Но Лиля Юрьевна, с ее умом, тактом, очарованием, умением быть доброй и безоглядно щедрой, сделала свое дело — я, мальчик, привязался к ней, оставаясь настороженным к отцу. И он это чувствовал. Лиля Юрьевна была мне не мачехой, а, скорее, отцом. Это от нее шла забота. “Ваське нужны новые ботинки” — говорила она. Или: “Я купила тебе путевку на две недели в Дзинтари”. С ее стороны всю жизнь я чувствовал расположение и любовь»[485]
.Выходит, мать и сын промискуитет Лили объясняют Осипом: она, дескать, пыталась заткнуть зияющую сердечную дыру, испытывала идейное влияние единственно любимого мужчины, давление его авторитета. Но не слишком ли сложное это объяснение? По-моему, Лиля просто любила брать всё, что ей нравилось, включая мужчин. Этим она их и покоряла — безапелляционной уверенностью в себе. Такова была ее природа с детства: побеждать и властвовать. Лиля ведь и Осипа взяла почти силой, бесперебойной семилетней атакой, постоянными признаниями в любви. И если ее напору уступил такой сухой теоретик, практически асексуал, то что уж говорить об остальных?

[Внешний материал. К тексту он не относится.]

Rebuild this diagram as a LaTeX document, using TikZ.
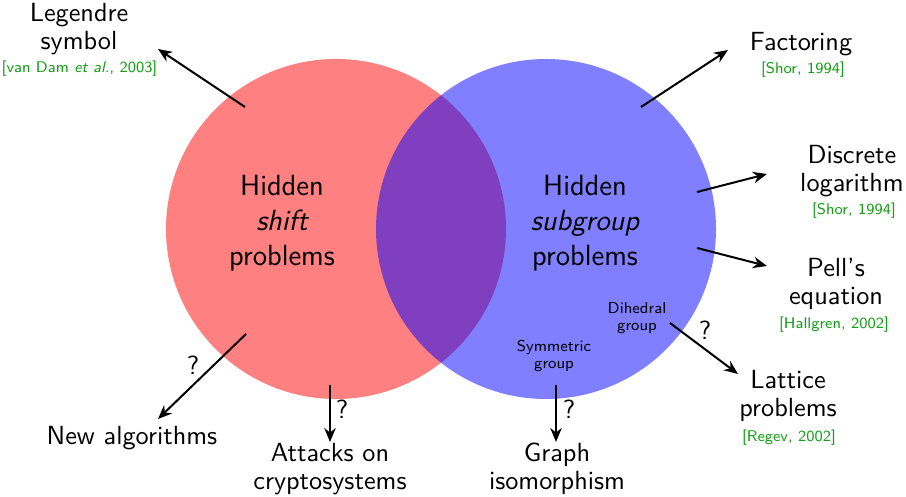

Вообще Лиля была женщиной совсем не Осиного типажа; его дремлющее либидо смогла пробудить лишь Женя, совсем не похожая на Лилю, — тихая, мягкая, уступчивая и сочная. Лиля же была для Оси вечным товарищем. Осколком прежней дореволюционной жизни. Союзником в богемных идеалах. Пробивным снарядом и беспроигрышным спутником жизни, всегда приводившим Осю туда, где кормят, где создают искусство и где, в конце концов, безопасно и обеспеченно.